“It made me hate my life”: the role Alan Ritchson wishes he’d never played
It’s hard not to have noticed Alan Ritchson over the past few years, mainly because he’s massive.
The gigantic actor has been filling out screens as the titular protagonist of Amazon Prime’s Reacher since 2022, fulfilling the role of the bulky action hero much more efficiently than Tom Cruise did in that crap film.
Before he was punching bad guys to death on a regular basis, Ritchson bopped around a few notable projects, first rising to prominence on the TV show Smallville, portraying a younger version of Aquaman. His history with massive franchises doesn’t stop there, as he played a tribute in The Hunger Games: Catching Fire and made his debut in the Fast and Furious series in Fast X, despite putting his foot in it with Vin Diesel on the first day of shooting.
One franchise that you might not associate him with is Teenage Mutant Ninja Turtles, because he was smothered in CGI the entire time.
He played Raphael in the 2014 big-screen version of the classic series, providing both the motion capture and the voice for the red mask-wearing reptile (he does wear the red one, right?) in Jonathan Liebesman’s action romp, but unfortunately, as he told Collider, he didn’t enjoy it.

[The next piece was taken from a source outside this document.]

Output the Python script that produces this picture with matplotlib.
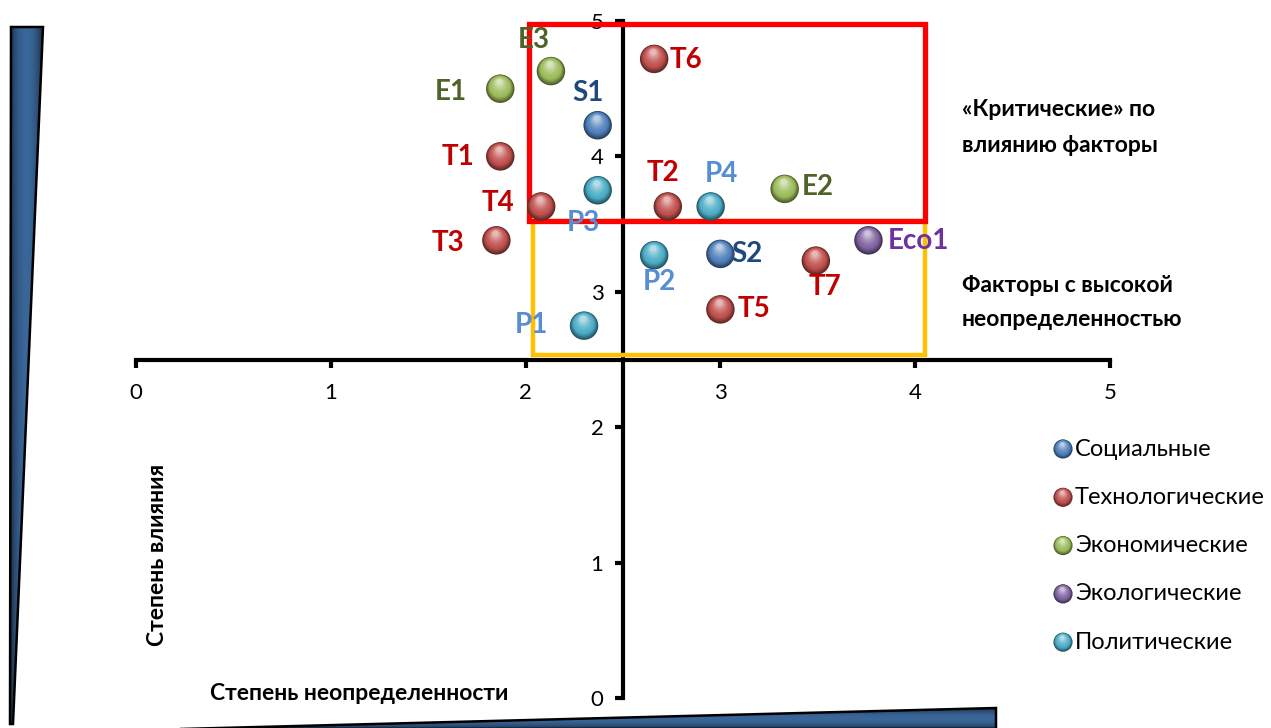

“It made me hate life so much, so much,” he said, “They were so bad to us, and they broke so many promises…I said no, I didn’t want to do it because I’m going to waste years of my life, the best years of my career, on something that nobody’s even going to know that I’m a part of.”
Ritchson had initially shown an interest in the Turtles because of his young son, but also expressed his fears to the production, who assured him that he would be taken care of. “They’re like, ‘No, no, this is a whole new, live-action, one-to-one, you move, they move, you’re just as much a part of this as anybody else’,” he continued, “‘We’re really going to get you out there’.” Needless to say, this didn’t happen.
The motion-capture actors were consistently treated like second fiddles on set, with most of the attention on the live-action ‘stars’ like Megan Fox and Will Arnett. Two of them, Pete Ploszek and Danny Woodburn, had their voices dubbed by Johnny Knoxville and Tony Shalhoub, respectively, and the actors playing the turtles, the main draw of the movie, weren’t given the opportunity to do any press for the movie, which directly contradicted what they had been promised before filming began. Ritchson tried to get out of reprising his role for the sequel, Out of the Shadows, but was tied to his contract.
The movie was produced by Michael Bay, who doesn’t have the best reputation for getting along with even the major stars of his films, making the whole thing sound like a giant mess. I’m very glad that Ritchson was able to eventually hit it big on his own, and I bet he was absolutely thrilled when the two Turtles movies got ripped to shreds by critics.